Objeto, espacio, lugar
Una labor arqueológica desde la constancia del presente y de sus preocupaciones obliga a detenerse ante cuestiones relacionadas con el objeto y con el espacio, si es que uno y otro no se convierten en una misma cosa, algo que no conviene descartar nunca -tal es la tendencia a la hibridación en nuestro tiempo- pero algo, también, que ya entendieron no pocos escultores en décadas no tan cercanas. Arranca este recorrido con obra de Peio Irazu y Cristina Iglesias, dos referentes de la escultura española que empezó a emerger en los años ochenta. Hay una reflexión en torno a volúmenes y vacíos que recorre todo el siglo XX y que encuentra buena parte de sus más concisas impresiones en el País Vasco. Algo más adelante, vemos al instigador de todo esto, Jorge Oteiza, con obras de sus series más conocidas.
¿Cómo observamos hoy estas obras, en un momento en el que la ductilidad de las formas parece tan evidente? ¿Qué vigencia tiene aquella nobleza del material -hierros, bronces, alabastros…- cuando hoy se impone lo maleable, lo cambiante, lo que se ve afectado por el factor “tiempo”, apremiante e imprevisible?

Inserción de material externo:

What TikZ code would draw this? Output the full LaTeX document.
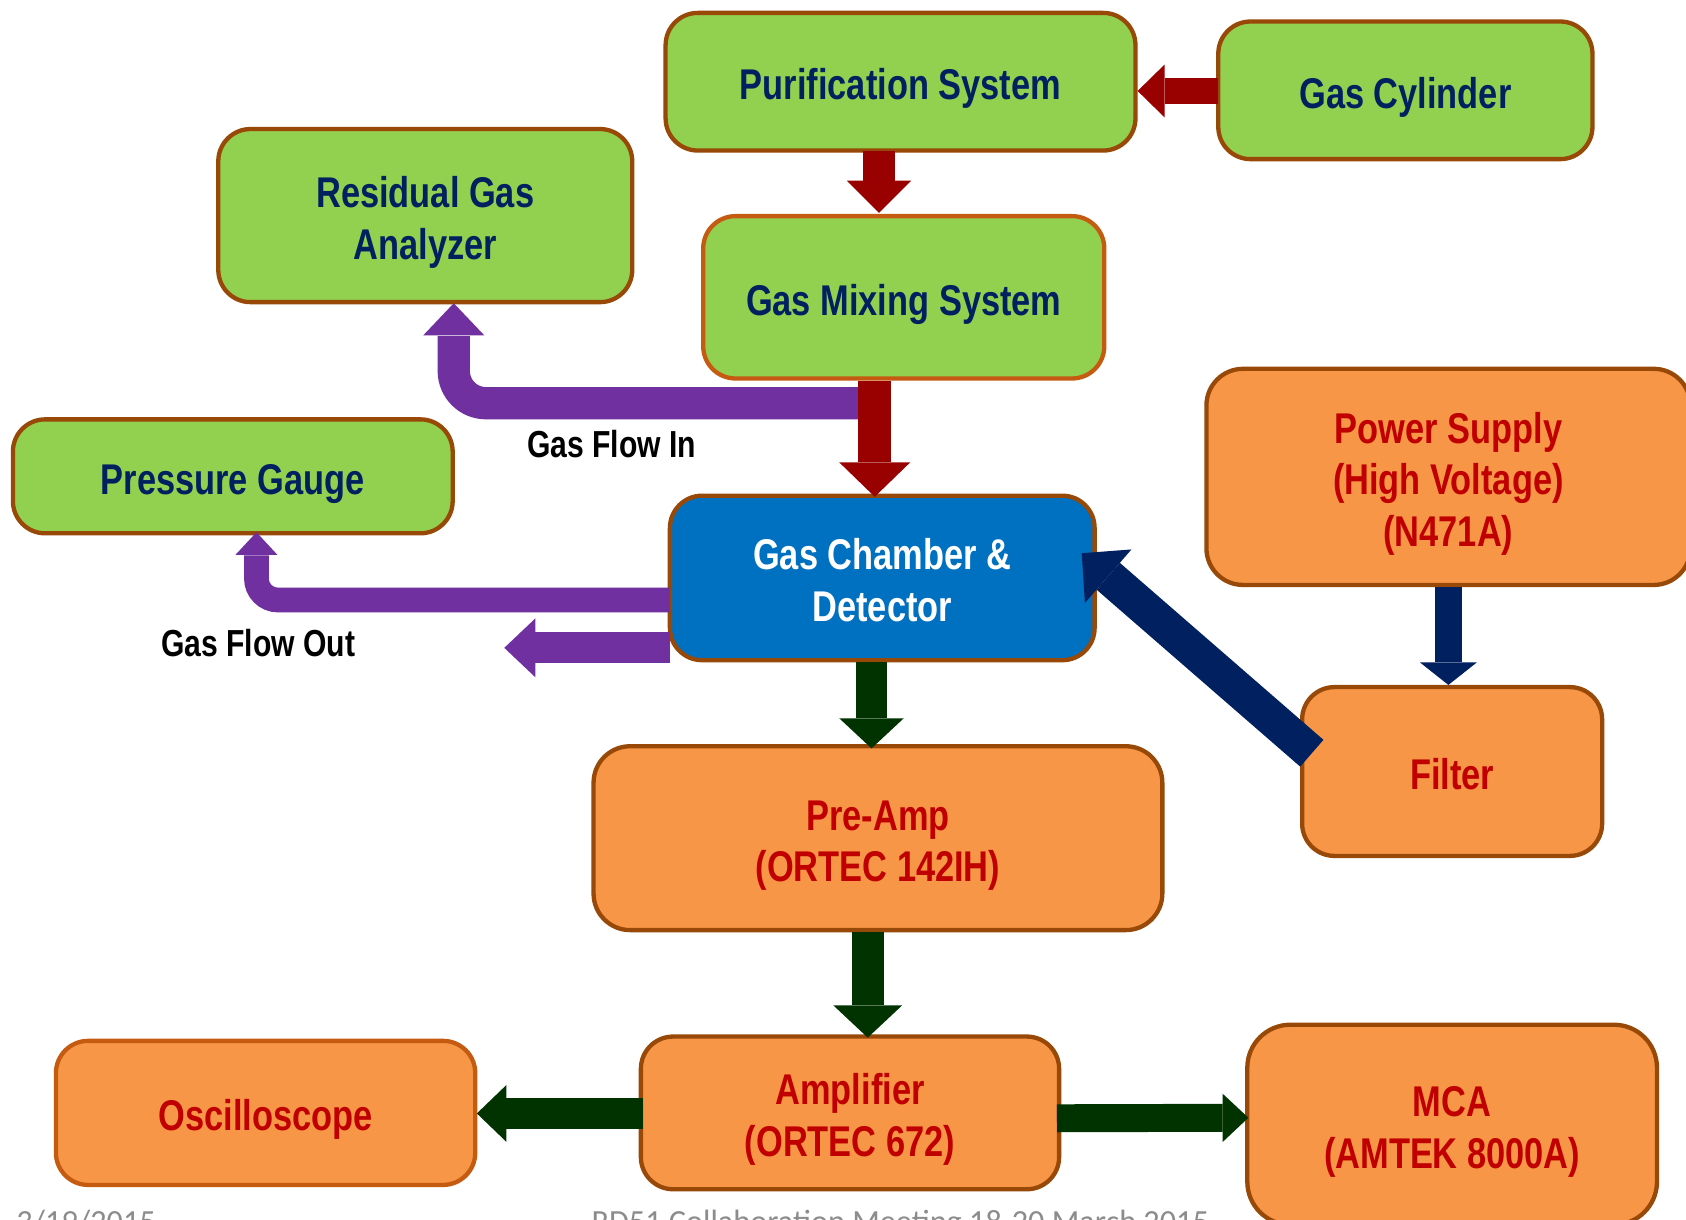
\documentclass[tikz,border=0pt]{standalone}
\usepackage{fontspec}
\setmainfont{Liberation Sans}[FakeStretch=0.8]
\newfontfamily\footfont{Carlito}
\usetikzlibrary{calc}
\definecolor{boxgreen}{HTML}{92D050}
\definecolor{boxorange}{HTML}{F79646}
\definecolor{boxblue}{HTML}{0070C0}
\definecolor{edgedark}{HTML}{984807}
\definecolor{edgelight}{HTML}{C55A11}
\definecolor{navytext}{HTML}{002060}
\definecolor{redtext}{HTML}{C00000}
\definecolor{arrred}{HTML}{990000}
\definecolor{arrpurple}{HTML}{7030A0}
\definecolor{arrnavy}{HTML}{002060}
\definecolor{arrgreen}{HTML}{003300}
\definecolor{footgray}{HTML}{8C8C8C}
\newcommand\topstrut{\rule{0pt}{42pt}}
% #1 start, #2 tip, #3 shaft width, #4 head half width, #5 head length, #6 colour
\newcommand\fatarrow[6]{%
  \coordinate (fas) at #1;
  \coordinate (fat) at #2;
  \coordinate (fab) at ($(fat)!#5!(fas)$);
  \draw[#6, line width=#3] (fas) -- (fab);
  \fill[#6] (fat) -- ($(fab)!#4!90:(fat)$) -- ($(fab)!#4!-90:(fat)$) -- cycle;
}
% #1 base, #2 tip, #3 half width, #4 colour
\newcommand\fathead[4]{%
  \fill[#4] #2 -- ($#1!#3!90:#2$) -- ($#1!#3!-90:#2$) -- cycle;
}
\tikzset{
  box/.style={draw, line width=4pt, rounded corners=30pt, inner sep=0pt, align=center,
    font=\fontsize{40}{48}\selectfont\bfseries,
    execute at begin node={\topstrut},
    execute at end node={\rule[-9pt]{0pt}{9pt}}},
  gbox/.style={box, fill=boxgreen, draw=edgedark, text=navytext},
  obox/.style={box, fill=boxorange, draw=edgedark, text=redtext},
  lbl/.style={font=\fontsize{35}{42}\selectfont\bfseries, inner sep=0pt, text=black},
  foot/.style={font=\footfont\fontsize{30}{36}\selectfont, text=footgray, inner sep=0pt, anchor=base west},
}
\begin{document}
\begin{tikzpicture}[x=1pt,y=-1pt]
\useasboundingbox (0,0) rectangle (1568,1134);
\clip (0,0) rectangle (1568,1134);
\fill[white] (0,0) rectangle (1568,1134);

% boxes
\node[gbox, minimum width=437pt, minimum height=128pt] (pur) at (837.5,76) {Purification System};
\node[gbox, minimum width=348pt, minimum height=128pt] (cyl) at (1307,84) {Gas Cylinder};
\node[gbox, minimum width=385pt, minimum height=161pt] (rga) at (395.5,200.5) {\topstrut Residual Gas\\Analyzer};
\node[gbox, draw=edgelight, minimum width=373pt, minimum height=151pt] (mix) at (840.5,276.5) {Gas Mixing System};
\node[gbox, minimum width=409pt, minimum height=106pt] (pg) at (216.5,443) {Pressure Gauge};
\node[obox, minimum width=450pt, minimum height=201pt, rounded corners=34pt] (ps) at (1347,443.5) {\topstrut Power Supply\\(High Voltage)\\(N471A)};
\node[box, fill=boxblue, draw=edgedark, text=white, minimum width=395pt, minimum height=153pt] (ch) at (820.5,537.5) {\topstrut Gas Chamber \&\\Detector};
\node[obox, minimum width=279pt, minimum height=157pt] (fil) at (1350.5,717.5) {Filter};
\node[obox, minimum width=529pt, minimum height=171pt, rounded corners=34pt] (pre) at (816.5,779.5) {\topstrut Pre-Amp\\(ORTEC 142IH)};
\node[obox, draw=edgelight, minimum width=390pt, minimum height=134pt] (osc) at (247,1035) {Oscilloscope};
\node[obox, minimum width=389pt, minimum height=142pt] (amp) at (790.5,1035) {\topstrut Amplifier\\(ORTEC 672)};
\node[obox, minimum width=381pt, minimum height=186pt, rounded corners=40pt] (mca) at (1350.5,1046) {\topstrut MCA\\(AMTEK 8000A)};

% labels
\node[lbl] (lin) at (569,413) {Gas Flow In};
\node[lbl] (lout) at (240,598) {Gas Flow Out};

% gas supply arrows
\fatarrow{($(cyl.west)+(2,0.6)$)}{($(pur.east)+(0,8.6)$)}{24pt}{24.5pt}{25pt}{arrred}
\fatarrow{($(pur.south)+(-20,-2)$)}{($(mix.north)+(-23,-1)$)}{29pt}{30pt}{30pt}{arrred}

% gas flow in
\draw[arrpurple, line width=30pt, rounded corners=30pt]
  ($(mix.south)+(-41.5,21)$) -| ($(rga.south)+(26.5,29.5)$);
\fathead{($(rga.south)+(26.5,29)$)}{($(rga.south)+(26.5,-1)$)}{28.5pt}{arrpurple}
\fatarrow{($(mix.south)+(-27,0)$)}{($(ch.north)+(-7,3)$)}{31pt}{33pt}{32pt}{arrred}

% gas flow out
\draw[arrpurple, line width=23pt, rounded corners=20pt]
  ($(ch.west)+(2,20.5)$) -| ($(pg.south)+(22,18.5)$);
\fathead{($(pg.south)+(22,18)$)}{($(pg.south)+(22,-3)$)}{19.5pt}{arrpurple}
\fatarrow{($(ch.west)+(2,65)$)}{($(ch.west)+(-152,65)$)}{29pt}{27.5pt}{29pt}{arrpurple}

% high voltage
\fatarrow{(ps.south)}{(fil.north -| ps.south)}{25pt}{26.5pt}{21pt}{arrnavy}
\fatarrow{($(fil.west)+(11,-17)$)}{($(ch.east)+(-14,-23)$)}{33pt}{33pt}{32.6pt}{arrnavy}

% signal chain
\fatarrow{($(ch.south)+(-10,0)$)}{($(pre.north)+(-6,4)$)}{29pt}{30pt}{28pt}{arrgreen}
\fatarrow{($(pre.south)+(-9.5,0)$)}{($(amp.north)+(16.5,3)$)}{30pt}{32pt}{30pt}{arrgreen}
\fatarrow{($(amp.west)+(4,0.5)$)}{($(osc.east)+(-0.5,0.5)$)}{29pt}{26.5pt}{27.5pt}{arrgreen}
\fatarrow{($(amp.east)+(-4,5)$)}{($(mca.west)+(3,-6.5)$)}{26pt}{22.5pt}{24pt}{arrgreen}

% footer (cut off at the bottom edge, as in the slide)
\node[foot] (date) at (15,1146) {3/19/2015};
\node[foot] (meet) at (550,1146) {RD51 Collaboration Meeting 18-20 March 2015};
\end{tikzpicture}
\end{document}
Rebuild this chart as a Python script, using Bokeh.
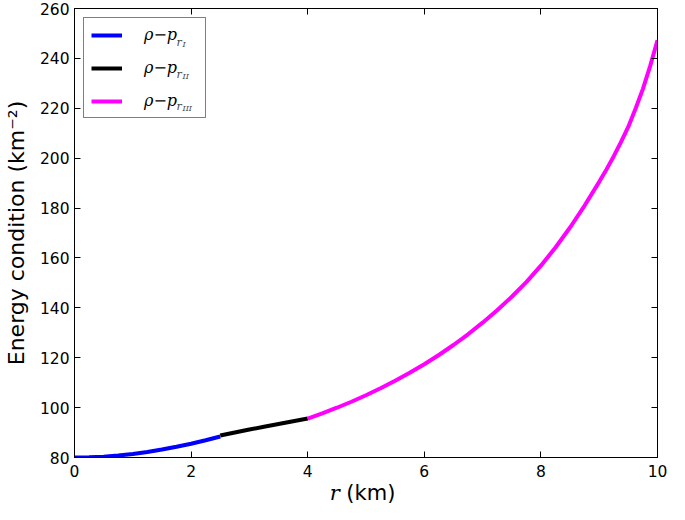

La pieza más temprana de la Colección es un paisaje de Joaquín Sunyer que, como se ha dicho infatigablemente durante décadas, tiene resonancias cezannianas. Reacciones afines suscitan muchos de los cuadros de objetos y espacios cubistas que pueblan la Colección, pero lo que nos interesa del paisaje de Sunyer, y de los célebres bueyes de Manolo Hugué, es cómo vemos el paisaje y la naturaleza hoy desde las nuevas perspectivas en torno a lo rural, tan candentes en el imaginario contemporáneo y tan relevantes para esta institución tendente siempre a la inspección del territorio.